Knowing All about Hunan

Foreigners praise anti-poverty achievements of mountainous village

Updated:2020-01-21 10:41:30


  A group of foreign young people celebrate the upcoming Chinese Lunar New Year in Shibadong, a village in Central China's Hunan province. [Photo provided to Studio] 

  With the Spring Festival, Chinese Lunar New Year, around the corner, a group of young foreigners visited a mountainous village in Central China to see its remarkable achievements in the fight against poverty.

  The foreigners, who attended the filming of a TV program celebrating the Lunar New Year organized by Hunan Satellite TV, visited the Shibadong village in Hunan province.

  Rhea Slater David, a young man from the US, was surprised to find that wi-fi signal is available in every corner of Shibadong, which prior to the visit he assumed to be a village cut off from the outside world. He made a video call to his families back in the US.

  In the old days, Shibadong village was mired in impoverishment due to poor infrastructure and little arable land.

  A group of foreign young people celebrate the upcoming Chinese Lunar New Year in Shibadong, a village in Central China's Hunan province. [Photo provided to Studio] 

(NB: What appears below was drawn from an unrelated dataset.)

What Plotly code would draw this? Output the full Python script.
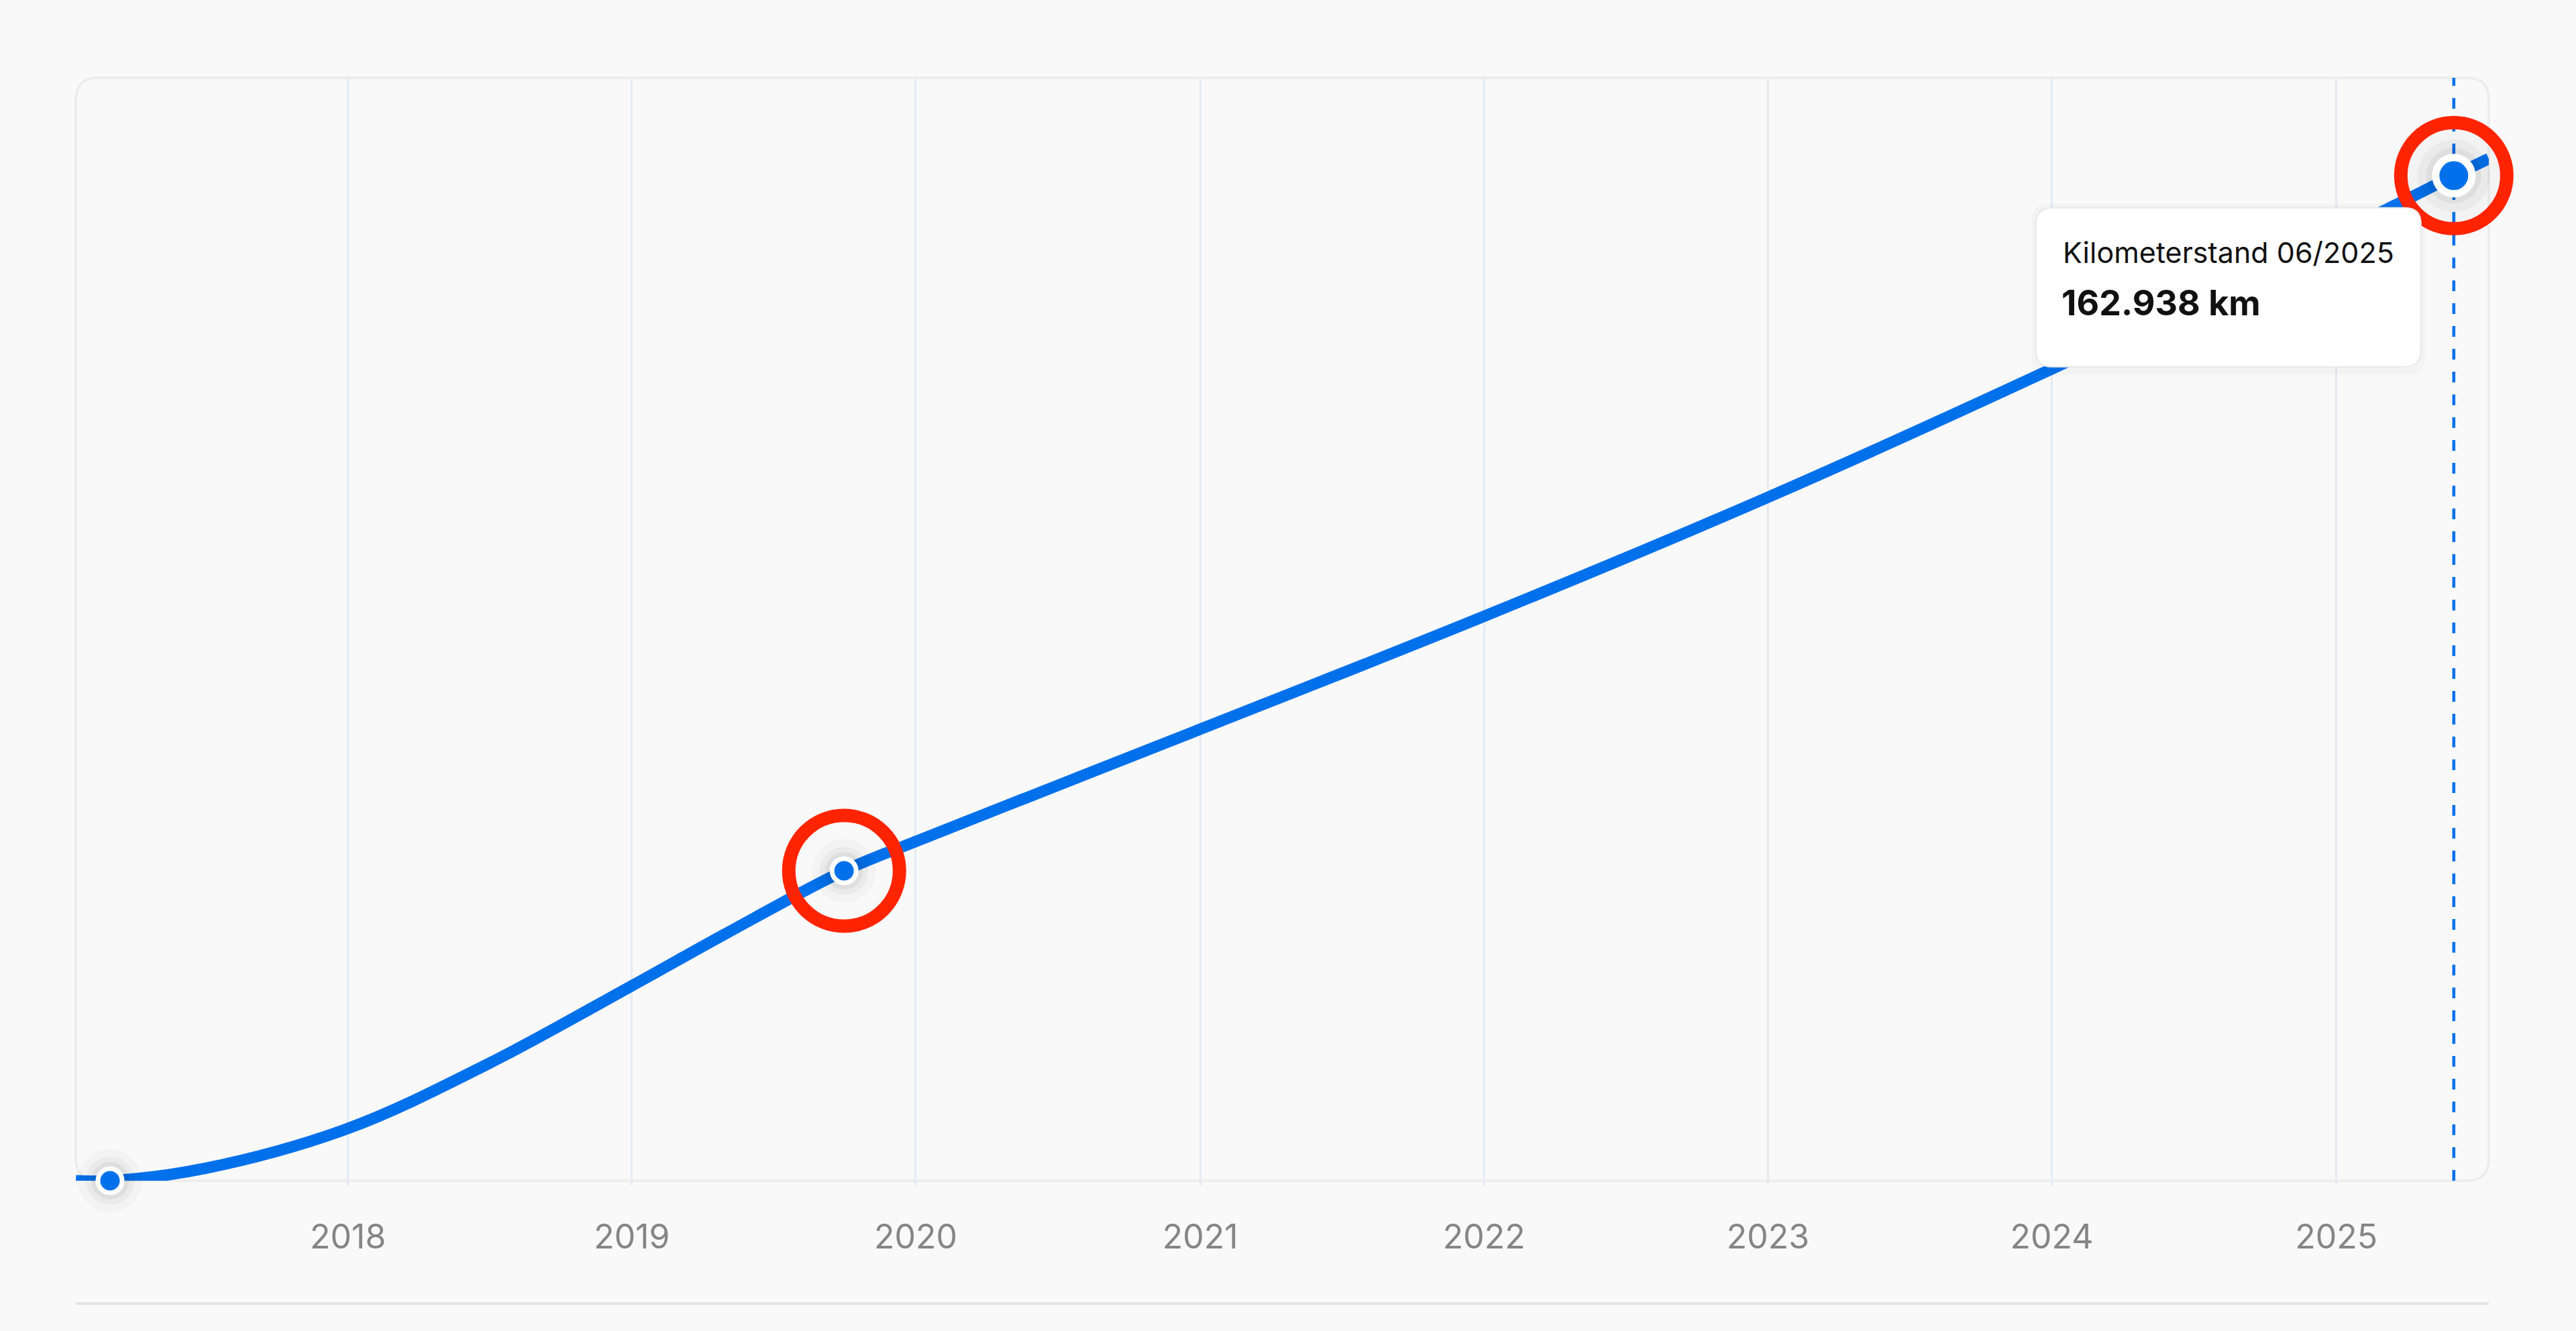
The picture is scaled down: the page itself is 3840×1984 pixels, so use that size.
import plotly.graph_objects as go

# odometer readings
dates = ['2017-01-16', '2017-03-01', '2017-07-01', '2018-01-01', '2018-07-01',
         '2019-01-01', '2019-05-01', '2019-10-01', '2020-01-01', '2021-01-01',
         '2022-01-01', '2023-01-01', '2024-01-01', '2025-03-15', '2025-06-01',
         '2025-07-16']
km = [0, 0, 2000, 8480, 19000,
      31600, 40000, 50250, 55000, 73200,
      91500, 110800, 131600, 158000, 162938,
      165700]

# highlighted readings (first, mid, current)
marker_dates = ['2017-03-01', '2019-10-01', '2025-06-01']
marker_km = [0, 50250, 162938]

current_label = 'Kilometerstand 06/2025'
x_range = ['2017-01-16', '2025-07-16']
y_range = [0, 178800]

blue = '#0070EB'
red = '#FF2400'
bg = '#F9F9F9'

W, H = 3840, 1984
ml, mr, mt, mb = 113, 130, 116, 224
pw, ph = W - ml - mr, H - mt - mb


def rounded_path(x0, y0, x1, y1, rx, ry):
    return (f'M {x0+rx},{y1} L {x1-rx},{y1} Q {x1},{y1} {x1},{y1-ry} '
            f'L {x1},{y0+ry} Q {x1},{y0} {x1-rx},{y0} L {x0+rx},{y0} '
            f'Q {x0},{y0} {x0},{y0+ry} L {x0},{y1-ry} Q {x0},{y1} {x0+rx},{y1} Z')


fig = go.Figure()

fig.add_trace(go.Scatter(x=dates, y=km, mode='lines', line=dict(color=blue, width=17, shape='spline', smoothing=1),
                         cliponaxis=False, hoverinfo='skip', showlegend=False))

# soft shadows behind the points
sizes_small = [95, 72, 56]
sizes_big = [140, 108, 82]
for i, a in enumerate([0.025, 0.035, 0.05]):
    fig.add_trace(go.Scatter(x=marker_dates[:2], y=marker_km[:2], mode='markers', cliponaxis=False,
                             marker=dict(size=sizes_small[i], color=f'rgba(0,0,0,{a})', line=dict(width=0)),
                             hoverinfo='skip', showlegend=False))
    fig.add_trace(go.Scatter(x=marker_dates[2:], y=marker_km[2:], mode='markers', cliponaxis=False,
                             marker=dict(size=sizes_big[i], color=f'rgba(0,0,0,{a})', line=dict(width=0)),
                             hoverinfo='skip', showlegend=False))

fig.add_trace(go.Scatter(x=marker_dates[:2], y=marker_km[:2], mode='markers', cliponaxis=False,
                         marker=dict(size=36, color=blue, line=dict(color='white', width=7)),
                         showlegend=False))
fig.add_trace(go.Scatter(x=marker_dates[2:], y=marker_km[2:], mode='markers', cliponaxis=False,
                         marker=dict(size=54, color=blue, line=dict(color='white', width=11)),
                         showlegend=False))

# red highlight rings
for d, v, s in [(marker_dates[1], marker_km[1], 165), (marker_dates[2], marker_km[2], 158)]:
    fig.add_trace(go.Scatter(x=[d], y=[v], mode='markers', cliponaxis=False,
                             marker=dict(symbol='circle-open', size=s, color=red, opacity=1,
                                         line=dict(color=red, width=20)),
                             hoverinfo='skip', showlegend=False))

shapes = []
# rounded plot frame
rx, ry = 33 / pw, 33 / ph
shapes.append(dict(type='path', xref='paper', yref='paper', layer='below',
                   path=rounded_path(0, 0, 1, 1, rx, ry),
                   line=dict(color='#ECECEC', width=3.5), fillcolor=bg))
# bottom separator
shapes.append(dict(type='line', xref='paper', yref='paper', x0=0, x1=1,
                   y0=-(1943 - (H - mb)) / ph, y1=-(1943 - (H - mb)) / ph,
                   line=dict(color='#E4E4E4', width=4)))
# current date crosshair
shapes.append(dict(type='line', xref='x', yref='paper', x0=marker_dates[2], x1=marker_dates[2], y0=0, y1=1,
                   layer='between', line=dict(color=blue, width=4.5, dash='16px,18px')))
# tooltip box, anchored to the current point in pixels
for off, col, lc in [(6, 'rgba(0,0,0,0.025)', 'rgba(0,0,0,0)'), (0, 'white', '#E8E8E8')]:
    shapes.append(dict(type='path', xref='x', yref='y', xsizemode='pixel', ysizemode='pixel',
                       xanchor=marker_dates[2], yanchor=marker_km[2], layer='above',
                       path=rounded_path(-623 - off, -285 - off - off, -49 + off, -48 + off, 24, 24),
                       fillcolor=col, line=dict(color=lc, width=2)))

value_txt = f'{marker_km[2]:,}'.replace(',', '.') + ' km'
annotations = [
    dict(x=marker_dates[2], y=marker_km[2], xref='x', yref='y', text=current_label, showarrow=False,
         xanchor='left', yanchor='middle', xshift=-585, yshift=-114,
         font=dict(family='Inter', size=43, color='#111111')),
    dict(x=marker_dates[2], y=marker_km[2], xref='x', yref='y', text=f'<b>{value_txt}</b>', showarrow=False,
         xanchor='left', yanchor='middle', xshift=-587, yshift=-190,
         font=dict(family='Inter', size=52, color='#111111')),
]

fig.update_layout(
    width=W, height=H,
    margin=dict(l=ml, r=mr, t=mt, b=mb),
    paper_bgcolor=bg, plot_bgcolor='rgba(0,0,0,0)',
    font=dict(family='Inter', color='#858585'),
    shapes=shapes, annotations=annotations,
    showlegend=False,
)
fig.update_xaxes(type='date', range=x_range, tick0='2018-01-01', dtick='M12', tickformat='%Y',
                 showgrid=True, gridcolor='#E3EBF5', gridwidth=3, zeroline=False, showline=False,
                 ticks='outside', ticklen=6, tickwidth=3, tickcolor='#E3EBF5',
                 tickfont=dict(family='Inter', size=50, color='#858585'), ticklabelstandoff=34)
fig.update_yaxes(range=y_range, showgrid=False, zeroline=False, showline=False, showticklabels=False)

fig.write_html('out.html', config={'displayModeBar': False}, post_script="document.body.style.margin='0';")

  In recent years, with the help of targeted poverty relief policies, Shibadong village has shaken off poverty through industries such as rural tourism, cultivation, and Miao embroidery. The average per capita income has risen from 1,668 yuan ($243) in 2013 to more than 10,000 yuan.

  Shi Zhichun is the village's first-person with a master's degree. After graduation, Shi returned to his hometown to help locals get rid of poverty.

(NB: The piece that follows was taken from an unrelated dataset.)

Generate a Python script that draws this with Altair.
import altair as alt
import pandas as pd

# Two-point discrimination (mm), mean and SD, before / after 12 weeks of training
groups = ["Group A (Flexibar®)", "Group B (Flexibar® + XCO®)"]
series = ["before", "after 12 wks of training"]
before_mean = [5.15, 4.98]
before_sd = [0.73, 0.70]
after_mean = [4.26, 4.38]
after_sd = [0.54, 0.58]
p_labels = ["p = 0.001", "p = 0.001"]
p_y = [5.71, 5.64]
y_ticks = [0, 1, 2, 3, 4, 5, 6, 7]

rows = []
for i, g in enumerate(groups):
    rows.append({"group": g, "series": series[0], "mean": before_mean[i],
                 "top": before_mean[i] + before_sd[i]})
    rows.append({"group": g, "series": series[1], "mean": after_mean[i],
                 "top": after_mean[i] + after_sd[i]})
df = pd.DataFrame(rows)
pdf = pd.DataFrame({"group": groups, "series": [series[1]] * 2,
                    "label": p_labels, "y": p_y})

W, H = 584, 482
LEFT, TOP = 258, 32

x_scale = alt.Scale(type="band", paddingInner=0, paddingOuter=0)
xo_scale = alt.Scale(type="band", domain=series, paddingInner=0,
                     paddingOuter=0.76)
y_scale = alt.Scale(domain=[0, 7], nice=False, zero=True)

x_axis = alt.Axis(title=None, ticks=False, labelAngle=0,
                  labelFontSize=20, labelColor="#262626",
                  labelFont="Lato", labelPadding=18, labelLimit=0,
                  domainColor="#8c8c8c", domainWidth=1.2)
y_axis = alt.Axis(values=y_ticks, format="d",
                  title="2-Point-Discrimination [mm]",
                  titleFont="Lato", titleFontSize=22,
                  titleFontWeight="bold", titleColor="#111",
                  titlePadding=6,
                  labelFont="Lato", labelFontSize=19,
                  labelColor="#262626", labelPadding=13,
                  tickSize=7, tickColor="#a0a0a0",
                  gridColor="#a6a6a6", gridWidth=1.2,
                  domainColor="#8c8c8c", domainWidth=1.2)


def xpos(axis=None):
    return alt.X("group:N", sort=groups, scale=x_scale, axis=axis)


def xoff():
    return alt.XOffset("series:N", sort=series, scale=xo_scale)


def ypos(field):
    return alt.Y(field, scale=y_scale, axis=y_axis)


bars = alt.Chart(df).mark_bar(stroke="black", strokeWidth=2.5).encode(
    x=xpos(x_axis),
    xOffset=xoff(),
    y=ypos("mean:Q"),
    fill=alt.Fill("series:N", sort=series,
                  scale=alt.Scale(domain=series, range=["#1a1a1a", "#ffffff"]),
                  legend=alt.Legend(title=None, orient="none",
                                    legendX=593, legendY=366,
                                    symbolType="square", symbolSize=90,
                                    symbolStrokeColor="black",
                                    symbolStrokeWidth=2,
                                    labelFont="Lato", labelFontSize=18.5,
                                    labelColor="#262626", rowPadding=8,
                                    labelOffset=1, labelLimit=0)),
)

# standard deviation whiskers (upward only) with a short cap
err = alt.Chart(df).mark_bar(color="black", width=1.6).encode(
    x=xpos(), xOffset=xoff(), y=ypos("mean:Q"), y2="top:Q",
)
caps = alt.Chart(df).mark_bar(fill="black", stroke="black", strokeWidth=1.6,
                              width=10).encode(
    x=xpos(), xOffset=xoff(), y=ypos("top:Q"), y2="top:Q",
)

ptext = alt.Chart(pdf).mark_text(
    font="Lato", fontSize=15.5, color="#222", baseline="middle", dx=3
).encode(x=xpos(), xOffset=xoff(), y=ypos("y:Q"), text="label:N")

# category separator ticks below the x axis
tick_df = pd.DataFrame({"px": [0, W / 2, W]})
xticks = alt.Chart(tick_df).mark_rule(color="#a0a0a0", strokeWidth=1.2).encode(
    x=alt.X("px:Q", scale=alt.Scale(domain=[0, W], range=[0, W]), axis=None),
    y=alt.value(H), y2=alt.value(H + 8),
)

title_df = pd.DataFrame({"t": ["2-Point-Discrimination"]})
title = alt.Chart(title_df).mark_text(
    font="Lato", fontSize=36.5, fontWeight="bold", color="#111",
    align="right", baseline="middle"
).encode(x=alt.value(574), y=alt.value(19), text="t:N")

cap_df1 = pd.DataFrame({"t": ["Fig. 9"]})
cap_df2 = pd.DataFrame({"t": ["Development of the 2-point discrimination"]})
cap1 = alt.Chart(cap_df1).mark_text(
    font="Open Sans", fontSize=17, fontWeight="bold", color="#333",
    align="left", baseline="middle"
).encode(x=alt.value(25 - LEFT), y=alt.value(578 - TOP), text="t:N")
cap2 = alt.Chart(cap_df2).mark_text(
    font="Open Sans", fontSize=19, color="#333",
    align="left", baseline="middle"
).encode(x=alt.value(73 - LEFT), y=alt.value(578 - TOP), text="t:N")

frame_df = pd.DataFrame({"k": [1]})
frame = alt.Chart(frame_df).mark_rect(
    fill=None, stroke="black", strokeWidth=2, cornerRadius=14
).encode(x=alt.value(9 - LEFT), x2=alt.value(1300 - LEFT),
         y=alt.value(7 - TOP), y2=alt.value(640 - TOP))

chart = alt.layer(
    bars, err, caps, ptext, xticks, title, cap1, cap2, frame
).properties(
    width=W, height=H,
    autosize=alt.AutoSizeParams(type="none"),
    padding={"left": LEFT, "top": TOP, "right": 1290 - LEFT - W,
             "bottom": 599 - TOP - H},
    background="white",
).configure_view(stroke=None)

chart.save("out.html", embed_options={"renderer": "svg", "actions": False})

  He helps villagers sell local products such as chili pepper, rice wine and kiwi fruit by advertising them on live streaming platforms.

  "I was surprised to find that in this tiny village people use the internet to sell their specialty products," said Martin from the UK.

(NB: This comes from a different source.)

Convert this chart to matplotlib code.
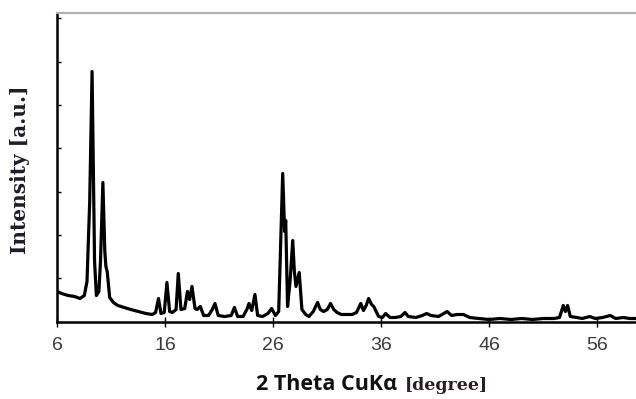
import numpy as np
import matplotlib.pyplot as plt

# XRD pattern (2-theta in degrees, intensity in arbitrary units)
two_theta = [
    6.0, 6.4, 7.0, 7.6, 8.1, 8.5, 8.75, 9.0, 9.22, 9.45, 9.62, 9.85, 10.0, 10.22,
    10.4, 10.5, 10.62, 10.85, 11.2, 11.6, 12.2, 12.8, 13.5, 14.2, 14.8, 15.1,
    15.37, 15.6, 15.9, 16.15, 16.4, 16.65, 17.0, 17.2, 17.45, 17.8, 18.05, 18.25,
    18.47, 18.75, 18.95, 19.24, 19.55, 20.0, 20.35, 20.6, 20.9, 21.5, 22.1, 22.4,
    22.7, 23.2, 23.55, 23.75, 24.0, 24.3, 24.55, 25.0, 25.5, 25.85, 26.2, 26.5,
    26.87, 27.05, 27.15, 27.32, 27.55, 27.8, 27.95, 28.1, 28.4, 28.65, 29.0, 29.3,
    29.7, 30.1, 30.35, 30.66, 31.0, 31.3, 31.6, 31.9, 32.3, 32.7, 33.3, 33.7,
    34.1, 34.35, 34.6, 34.83, 35.1, 35.3, 35.75, 36.1, 36.4, 36.8, 37.3, 37.8,
    38.2, 38.5, 39.2, 39.8, 40.2, 40.6, 41.3, 42.1, 42.5, 43.0, 43.6, 44.2,
    45.0, 46.0, 47.0, 48.0, 49.0, 50.0, 51.0, 52.0, 52.5, 52.85, 53.05, 53.25,
    53.5, 54.1, 54.6, 55.3, 55.8, 56.5, 57.2, 57.7, 58.4, 59.0, 59.6,
]
intensity = [
    30, 28, 26, 25, 23, 26, 40, 120, 250, 60, 26, 30, 60, 139,
    70, 55, 50, 24, 19, 16, 14, 12, 10, 8, 7, 9,
    23, 8, 9, 39, 10, 9, 12, 48, 12, 13, 30, 22,
    35, 13, 12, 15, 6, 6, 12, 18, 6, 5, 6, 14,
    5, 5, 12, 18, 11, 27, 6, 5, 8, 13, 6, 10,
    148, 90, 101, 15, 40, 81, 50, 35, 49, 12, 7, 5,
    10, 19, 12, 10, 12, 18, 12, 9, 7, 7, 7, 9,
    18, 11, 16, 23, 17, 15, 5, 4, 8, 4, 4, 5,
    9, 5, 4, 6, 8, 6, 5, 10, 6, 7, 7, 4,
    3, 2, 3, 2, 3, 2, 3, 3, 4, 16, 10, 16,
    5, 4, 3, 5, 3, 4, 6, 3, 4, 3, 3,
]
xtick_vals = [6, 16, 26, 36, 46, 56]

fig = plt.figure(figsize=(6.36, 3.99), dpi=100)
ax = fig.add_axes([57.3 / 636, 77.5 / 399, (636 - 57.3) / 636, 308.5 / 399])

ax.plot(two_theta, intensity, color='black', lw=2.3, solid_joinstyle='round')

ax.set_xlim(6, 6 + 578.7 / 10.8)
ax.set_ylim(0, 308.5)
ax.set_xticks(xtick_vals)
ax.set_yticks(np.arange(0, 8) * 43.3)
ax.set_yticklabels([])

ax.tick_params(axis='x', direction='inout', length=7, width=1, pad=8,
               labelsize=14, labelcolor='#3a3a3a')
ax.tick_params(axis='y', direction='in', length=3, width=1)
for lab in ax.get_xticklabels():
    lab.set_family('Liberation Sans')

ax.spines['right'].set_visible(False)
ax.spines['top'].set_color('#b0b0b0')
ax.spines['top'].set_linewidth(1.6)
ax.spines['left'].set_linewidth(1.8)
ax.spines['bottom'].set_linewidth(1.8)

fig.text(20 / 636, 1 - 170 / 399, 'Intensity [a.u.]', rotation=90,
         family='DejaVu Serif', weight='bold', fontsize=14.5,
         ha='center', va='center', color='#1c1c2a')
fig.text(397 / 636, 1 - 389.5 / 399, '2 Theta CuKα', family='Open Sans',
         weight='bold', fontsize=15.5, ha='right', va='baseline', color='#111111')
fig.text(405 / 636, 1 - 389.5 / 399, '[degree]', family='DejaVu Serif',
         weight='bold', fontsize=12.5, ha='left', va='baseline', color='#2a1a2a')

fig.savefig('out.png', dpi=100)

  "The village is not as underdeveloped as I thought. Instead, they are even more advanced than in the countryside in our country. What I found surprising is that even the seniors use mobile payments such as WeChat when purchasing stuff."

The village development is also attributable to the efforts of outsiders. Among them is Liu Su, a doctorate and graduate of City University of Hong Kong, who left his urban home to dedicate himself to the development of the village tourism.

"After hearing the personal story of Dr Liu, I was deeply moved. Instead of embracing a bright prospect in city, and enjoying a warm family life, he chose to sacrifice for the development of Shibadong," said Zeynep Küçük from Turkey.

"This tour let me know that if a country has made the right policies, then everything will get on the right track. The government has built a bridge and provided a platform for people like Dr Liu to make their contribution," he said.

The young foreigners also witnessed the villagers receiving year-end bonus collectively from the profits of kiwi fruit sales.

As part of the anti-poverty efforts, the villagers have become shareholders in various industries, such as Miao embroidery, traditional Chinese medicine and land renting, which bring them revenues.

Saminirina Dinatahina Princia from Madagascar said: "It is the first time I have seen year-end bonus handed out to people in such a massive way. Many elderly women were smiling so happily. Our country is also plagued by problems such as unemployment. I believe many African countries can learn from the experience of Shibadong and improve their peoples' lives."